Please feel free to add your own question(s) by leaving a comment! (I think it would have been very helpful and encouraging to me as a child to read this kind of list of questions from adults, so I would understand that adults were still trying to figure things out and the world they were presenting to me was not the best they could come up with.)

Our questions:

Why do some people suffer so much?
How do I push beyond my limits?
When should I stop?
Why do I become anxious when asked to write down my question?
What is anxiety?
How do I respond to climate change?
How do I stay awake to my life?
What is the relationship between inner work and working for social change?
What should my practice look like?
Am I engaged enough? What if I get this question wrong?
What do I do now?
How can I best live my life? How will I know if I’ve succeeded in the best living of my life?
What will give the most meaning to my life?
How can I best serve?
Why am I here?
Would Shakyamuni Buddha have been sad if he were to die before being able to teach?
When one has no attachments, on what does one act?

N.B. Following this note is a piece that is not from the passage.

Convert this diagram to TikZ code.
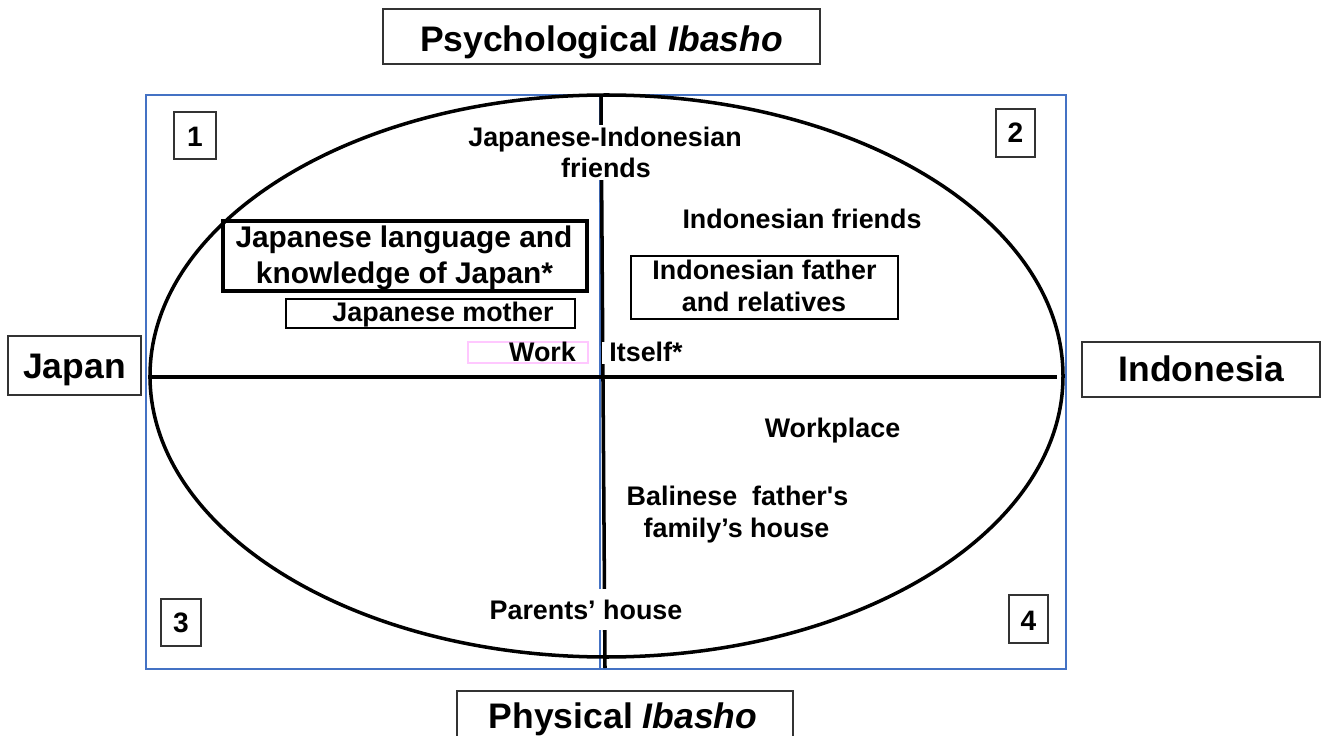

How do we maintain the will to move forward with optimism and creative energy in the face of the pointless suffering that humanity must endure? Is this why “enlightenment” is so important?
Is compassion (love) real? Can everybody feel it? Does one have to work on accessing it? Why does it not arise spontaneously? Were we born just to realize it?
How should I be living my life?
If the answers have no certainty, why the need for question? Is faith embracing uncertainty? Can I embrace uncertainty?